What is remarkable is that identifying and preliminarily validating this subgroup is being hailed as a major breakthrough by the spine care world, despite only one RCT.  Further, even if this is all true, it is still only about 1% of the LBP population.

Meanwhile, my presentation, described in some detail in my last posting, preceded Dr. Albert’s.  It focused on two cases of radiculopathy and how both became completely pain-free in just 30 min. and were able to avoid scheduled surgery.  They both then fully recovered within days, and remained pain-free when last checked two years later.  All this happened because of their mechanical (MDT) assessment followed by performing some simple, safe exercises without risk or side-effects.

But then I additionally presented a great deal of published evidence that these rapid recoveries are actually very common, occurring in 70-89% of acutes, 50% of chronics and radiculopathies, most axial neck and low back pain, as well as a good percentage of stenotics and spondys.

Of course, most researchers have never, or have rarely, seen a patient evaluated or treated, so they have no appreciation for the rapid and rather dramatic rate and ease of eliminating these patients’ severe pain, sensory loss, and tension signs, while simultaneously restoring normal movement and reducing the size of their disc herniations – all within their 30-minute first session!

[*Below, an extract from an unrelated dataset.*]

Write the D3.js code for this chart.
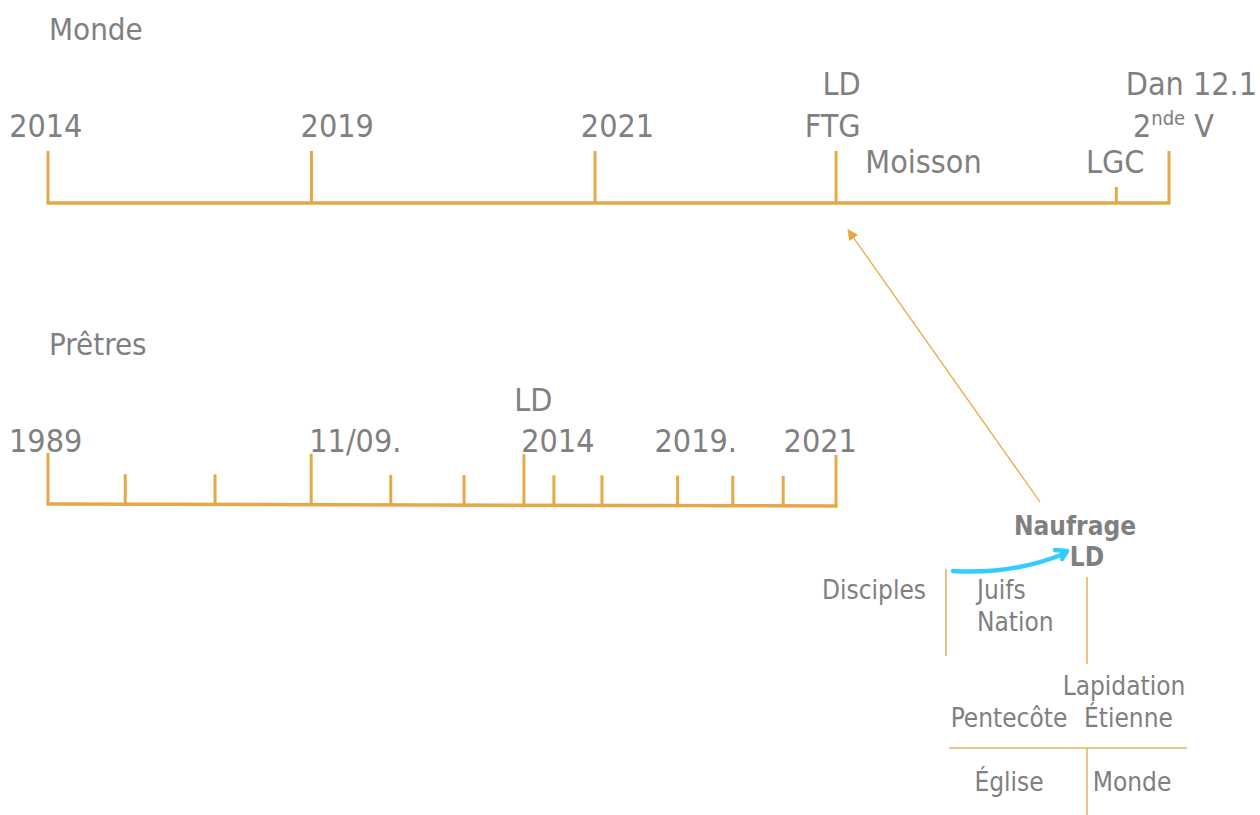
<!DOCTYPE html>
<html>
<head>
<meta charset="utf-8">
<script src="https://cdn.jsdelivr.net/npm/d3@7"></script>
<style>
  body { margin: 0; background: #fff; }
  text { font-family: "DejaVu Sans Condensed", "DejaVu Sans", sans-serif; fill: #808080; }
</style>
</head>
<body>
<div id="chart"></div>
<script>
// timeline "Monde" : position of each tick along the line (0 = start, 100 = end)
const mondeTickPos = [0, 23.5, 48.8, 70.3, 95.3, 100];
const mondeTickKind = ["major", "major", "major", "major", "minor", "major"];
const mondeLabels = ["2014", "2019", "2021", "LD", "FTG", "Moisson", "LGC", "Dan 12.1", "2nde V"];
const mondeLabelPos = [-0.2, 25.8, 50.8, 70.8, 70.0, 78.1, 95.2, 102.0, 100.4];
const mondeLabelRow = [2, 2, 2, 1, 2, 3, 3, 1, 2];

// timeline "Prêtres"
const pretresTickPos = [0, 9.8, 21.2, 33.4, 43.5, 52.8, 60.4, 64.2, 70.3, 79.9, 86.9, 93.3, 100];
const pretresTickKind = ["major", "minor", "minor", "major", "minor", "minor", "major",
  "minor", "minor", "minor", "minor", "minor", "major"];
const pretresLabels = ["1989", "11/09.", "LD", "2014", "2019.", "2021"];
const pretresLabelPos = [-0.3, 39.0, 61.6, 64.7, 82.2, 98.0];
const pretresLabelRow = [2, 2, 1, 2, 2, 2];

// petit schéma en bas à droite
const schemaTitle = ["Naufrage", "LD"];
const schemaLabels = ["Disciples", "Juifs", "Nation", "Lapidation", "Pentecôte", "Étienne", "Église", "Monde"];

var width = 1260,
  height = 815;
var orange = "#e6a846";

var svg = d3
  .select("#chart")
  .append("svg")
  .attr("width", width)
  .attr("height", height);

var defs = svg.append("defs");
defs
  .append("marker")
  .attr("id", "head")
  .attr("viewBox", "0 0 10 10")
  .attr("refX", 9)
  .attr("refY", 5)
  .attr("markerWidth", 11)
  .attr("markerHeight", 11)
  .attr("markerUnits", "userSpaceOnUse")
  .attr("orient", "auto")
  .append("path")
  .attr("d", "M0,0 L10,5 L0,10 z")
  .attr("fill", orange);

function drawTimeline(opt) {
  var x = d3.scaleLinear().domain([0, 100]).range([opt.x0, opt.x1]);
  var g = svg.append("g");

  g.append("text")
    .attr("x", opt.x0 + 1)
    .attr("y", opt.titleY)
    .style("font-size", "31px")
    .text(opt.title);

  g.append("line")
    .attr("x1", x(0) - 1.5)
    .attr("x2", x(100) + 1.5)
    .attr("y1", opt.y)
    .attr("y2", opt.y + opt.tilt)
    .attr("stroke", orange)
    .attr("stroke-width", 3.5);

  g.selectAll(".tick")
    .data(opt.ticks)
    .enter()
    .append("line")
    .attr("class", "tick")
    .attr("x1", function (d) { return x(d); })
    .attr("x2", function (d) { return x(d); })
    .attr("y1", function (d) { return opt.y + (opt.tilt * d) / 100; })
    .attr("y2", function (d, i) {
      return opt.y + (opt.tilt * d) / 100 - (opt.kinds[i] == "major" ? opt.major : opt.minor);
    })
    .attr("stroke", orange)
    .attr("stroke-width", 3);

  g.selectAll(".lab")
    .data(opt.labels)
    .enter()
    .append("text")
    .attr("class", "lab")
    .attr("x", function (d, i) { return x(opt.labelPos[i]); })
    .attr("y", function (d, i) { return opt.y + opt.rows[opt.labelRow[i]]; })
    .attr("text-anchor", "middle")
    .style("font-size", "32px")
    .each(function (d) {
      var t = d3.select(this);
      var m = d.match(/^(\d)(nde)(.*)$/);
      if (m) {
        t.append("tspan").text(m[1]);
        t.append("tspan").attr("dy", -12).style("font-size", "20px").text(m[2]);
        t.append("tspan").attr("dy", 12).text(m[3]);
      } else {
        t.text(d);
      }
    });
  return x;
}

var xMonde = drawTimeline({
  title: "Monde", titleY: 40,
  x0: 48, x1: 1169, y: 203, tilt: 0,
  ticks: mondeTickPos, kinds: mondeTickKind, major: 52, minor: 16,
  labels: mondeLabels, labelPos: mondeLabelPos, labelRow: mondeLabelRow,
  rows: { 1: -108, 2: -66, 3: -30 }
});

var xPretres = drawTimeline({
  title: "Prêtres", titleY: 355,
  x0: 48, x1: 836, y: 504, tilt: 2,
  ticks: pretresTickPos, kinds: pretresTickKind, major: 51, minor: 30,
  labels: pretresLabels, labelPos: pretresLabelPos, labelRow: pretresLabelRow,
  rows: { 1: -93, 2: -52 }
});

// flèche du naufrage vers LD / FTG
svg.append("line")
  .attr("x1", 1040)
  .attr("y1", 502)
  .attr("x2", xMonde(mondeTickPos[3]) + 12)
  .attr("y2", 203 + 27)
  .attr("stroke", orange)
  .attr("stroke-width", 1.3)
  .attr("marker-end", "url(#head)");

// schéma
var s = svg.append("g");
var thin = [
  [946, 569, 946, 656],
  [1087, 577, 1087, 664],
  [949, 748, 1187, 748],
  [1087, 748, 1087, 815]
];
s.selectAll(".thin")
  .data(thin)
  .enter()
  .append("line")
  .attr("x1", function (d) { return d[0]; })
  .attr("y1", function (d) { return d[1]; })
  .attr("x2", function (d) { return d[2]; })
  .attr("y2", function (d) { return d[3]; })
  .attr("stroke", orange)
  .attr("stroke-width", 1.6)
  .attr("opacity", 0.85);

var titlePlace = [[1075, 535], [1087, 566]];
s.selectAll(".stitle")
  .data(schemaTitle)
  .enter()
  .append("text")
  .attr("x", function (d, i) { return titlePlace[i][0]; })
  .attr("y", function (d, i) { return titlePlace[i][1]; })
  .attr("text-anchor", "middle")
  .style("font-size", "26px")
  .style("font-weight", "bold")
  .text(function (d) { return d; });

var labelPlace = [
  [874, 599, "middle"], [977, 599, "start"], [977, 631, "start"],
  [1124, 695, "middle"], [1009, 727, "middle"], [1084, 727, "start"],
  [1009, 791, "middle"], [1132, 791, "middle"]
];
s.selectAll(".slab")
  .data(schemaLabels)
  .enter()
  .append("text")
  .attr("x", function (d, i) { return labelPlace[i][0]; })
  .attr("y", function (d, i) { return labelPlace[i][1]; })
  .attr("text-anchor", function (d, i) { return labelPlace[i][2]; })
  .style("font-size", "26px")
  .text(function (d) { return d; });

// trait bleu à main levée
s.append("path")
  .attr("d", "M953,571 C985,573 1025,570 1066,553")
  .attr("fill", "none")
  .attr("stroke", "#33ccff")
  .attr("stroke-width", 4.5)
  .attr("stroke-linecap", "round");
s.append("path")
  .attr("d", "M1055,550 L1067,551 L1062,559")
  .attr("fill", "none")
  .attr("stroke", "#33ccff")
  .attr("stroke-width", 4.5)
  .attr("stroke-linecap", "round")
  .attr("stroke-linejoin", "round");
</script>
</body>
</html>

Just one question was addressed to me during the subsequent discussion. I was asked how the status of a painful disc’s hydrostatic mechanism influences whether the pain can be centralized or not. I responded with the results of our study published in 1997 that compared the findings of the MDT evaluation in patients who promptly underwent discography that identified the status of the anulus and hydrostatic mechanism in centralizers, peripheralizers and those who had no change in pain with their MDT assessment.

Not surprisingly, conference participants without any MDT training were described by one as “spellbound” because, on one hand, these two patients’ presentations were very familiar to them, yet they had no idea that such severe disc pathology could be turned around so quickly and easily.  One U.S. physiatrist also noted that I was the only speaker to present so much data in my literature overview.

Nevertheless, my sense was that Dr. Albert’s presentation caused the greater buzz, by far.  So why was that?

On one hand, even if we assume that her Modic infection subgroup is validated, that still only represents a very small portion of non-specific chronic LBP patients.  Furthermore, treatment consists of 100 days of oral antibiotics that routinely creates GI side-effects, an occasional temporary blackening of teeth, and some treatment failures of course.  Pain relief doesn’t begin until weeks into the treatment and then often does not resolve completely.  Nevertheless, even this small validated subgroup is worthwhile identifying for those with this infection who otherwise would continue in pain.

On the other hand, the “reducible derangements” (dir. pref. and centralization) that I described account for 70-89% of acutes, 50% of chronics and sciaticas.  The treatment is simple, safe, routinely brings complete pain relief, usually in minutes, hours or a few days, and commonly leads to long-term freedom from pain for patients who perform very simple exercises on a regular basis and guard their posture a bit.

So how much ‘buzz” did my presentation create?  Only a handful came up to me at the gala dinner that night to comment.  So my sense is that it did not cause as much stir as Dr. Albert’s work. Was that because those dramatic recoveries I showed were viewed by some as too-good-to-be-true? Or perhaps these highly prevalent rapid recoveries were just too disruptive to clinicians’ rigid perception of back pain’s pattern of slow recovery.

Regardless, the evidence indicates that every patient with neck or low back pain should undergo an MDT assessment and every clinician should be obliged to provide such an assessment for their painful spine patients. The strong possibility of such rapid, simple, and safe recoveries should be made available to all.